Patrick Byrne, the CEO of Overstock.com, gave the F.A. Hayek Memorial Lecture on day two of the conference. His talk, like Tamny’s, covered a range of topics like the corruption in Wall Street, corporate organizational strategy, security settlement, and cryptography, especially the potential for blockchain technology to turn modern finance on its head.

Later that day, Per Bylund, David Howden, Matthew McCaffrey, and Mateusz Machaj, all former Mises Institute Summer Fellows under Joseph Salerno, surprised Salerno with a collection of essays in his honor: The Next Generation of Austrian Economics: Essays in Honor of Joseph T. Salerno. The event was remarkable and touching as each one of them shared a bit about their experience working with Professor Salerno and their contribution to the book. They mentioned Salerno’s humility, humor, and notable contributions to economics in money, history of thought, and many other areas. Even Salerno’s response was strikingly humble as he attributed his inspiration and drive to his students over the years. Salerno was then installed as the inaugural Peterson-Luddy Chair in Austrian Economics, and as the previous proceedings that evening attest, Salerno is a wise choice for such an honor.

On the last day of the conference, Hans-Hermann Hoppe presented the Ludwig von Mises Memorial Lecture and William Boyes gave the Murray N. Rothbard Memorial Lecture. Hoppe, in his usual fashion, was able to keep his audience captivated while deliberating and discussing relatively abstract philosophical concepts. Boyes offered a scathing critique of contemporary mainstream economics and government interventionism.

Other sessions on day three covered fiscal and monetary policy, economic method, microeconomics, inequality, and a panel on politicized capital markets. David Howden offered a new look at money using a taxonomy for financial assets based on their redeemability across two dimensions: time and exchange value (at-par or market). Laura Davidson spoke on how important precise definitions are for economic concepts like marginal utility, money demand and supply, and interest.

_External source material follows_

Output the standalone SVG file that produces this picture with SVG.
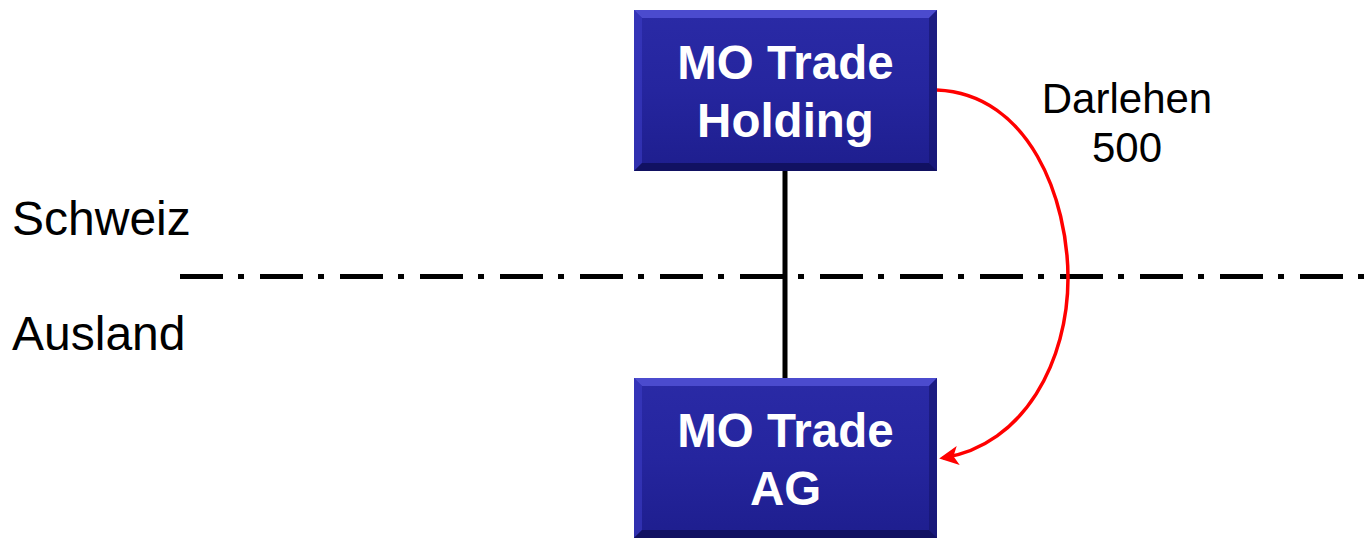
<svg xmlns="http://www.w3.org/2000/svg" width="1367" height="539" viewBox="0 0 1367 539">
  <style>
    .box-face { fill: url(#faceGrad); }
    .bevel-top { fill: #5a5ae0; opacity: 0.7; }
    .bevel-left { fill: #3c3cc4; opacity: 0.6; }
    .bevel-right { fill: #14146a; opacity: 0.6; }
    .bevel-bottom { fill: #0c0c4e; opacity: 0.7; }
    .box-label { font-family: "Liberation Sans", Arial, sans-serif; font-weight: bold; font-size: 47.5px; fill: #ffffff; text-anchor: middle; }
    .plain-label { font-family: "Liberation Sans", Arial, sans-serif; font-size: 48px; fill: #000000; }
    .loan-label { font-family: "Liberation Sans", Arial, sans-serif; font-size: 42px; fill: #000000; text-anchor: middle; }
  </style>
  <defs>
    <linearGradient id="faceGrad" x1="0" y1="0" x2="0" y2="1">
      <stop offset="0" stop-color="#2a2aa6"/>
      <stop offset="0.5" stop-color="#25259e"/>
      <stop offset="1" stop-color="#1e1e8e"/>
    </linearGradient>
    <marker id="redArrow" viewBox="0 0 10 10" refX="8" refY="5" markerWidth="5.5" markerHeight="5.5" orient="auto-start-reverse" markerUnits="strokeWidth">
      <path d="M0,0 L10,5 L0,10 L2.5,5 Z" fill="#ff0000"/>
    </marker>
  </defs>

  <rect width="1367" height="539" fill="#ffffff"/>

  <!-- border line between the two countries -->
  <line x1="180" y1="276.5" x2="1367" y2="276.5" stroke="#000000" stroke-width="5" stroke-dasharray="43 15 6 16"/>

  <text class="plain-label" x="12" y="235">Schweiz</text>
  <text class="plain-label" x="12" y="350">Ausland</text>

  <g id="connectors">
    <line x1="785" y1="170" x2="785" y2="379" stroke="#000000" stroke-width="5"/>
    <path d="M937,90 C1030,94 1068,200 1068,278 C1068,360 1025,445 943,458" fill="none" stroke="#ff0000" stroke-width="3.5" marker-end="url(#redArrow)"/>
    <text class="loan-label" x="1127" y="113">Darlehen</text>
    <text class="loan-label" x="1127" y="162">500</text>
  </g>

  <g id="holding">
    <rect class="box-face" x="634" y="10" width="303" height="161"/>
    <polygon class="bevel-top" points="634,10 937,10 929,18 642,18"/>
    <polygon class="bevel-left" points="634,10 642,18 642,163 634,171"/>
    <polygon class="bevel-right" points="937,10 937,171 929,163 929,18"/>
    <polygon class="bevel-bottom" points="634,171 642,163 929,163 937,171"/>
    <text class="box-label" x="785.5" y="79">MO Trade</text>
    <text class="box-label" x="785.5" y="137">Holding</text>
  </g>

  <g id="ag">
    <rect class="box-face" x="634" y="378" width="303" height="160"/>
    <polygon class="bevel-top" points="634,378 937,378 929,386 642,386"/>
    <polygon class="bevel-left" points="634,378 642,386 642,530 634,538"/>
    <polygon class="bevel-right" points="937,378 937,538 929,530 929,386"/>
    <polygon class="bevel-bottom" points="634,538 642,530 929,530 937,538"/>
    <text class="box-label" x="785.5" y="447">MO Trade</text>
    <text class="box-label" x="785.5" y="505">AG</text>
  </g>
</svg>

Some of the papers and projects presented will surely become the cutting edge in research from the Austrian school of thought, if they haven’t already. Paper presentations and comments from colleagues are common to all academic conferences, however. What sets the AERC apart is the material shared and the attitude of those in attendance. The presenters can’t just throw a few variables together and report statistical correlations, hoping their colleagues find it curious. Austrian economics has at its core strictly causal relationships and genuine applicability to the real world, so the standard for research is much higher. The Austrian Economics Research Conference is one of those crucial steps in the research process where that standard is tested.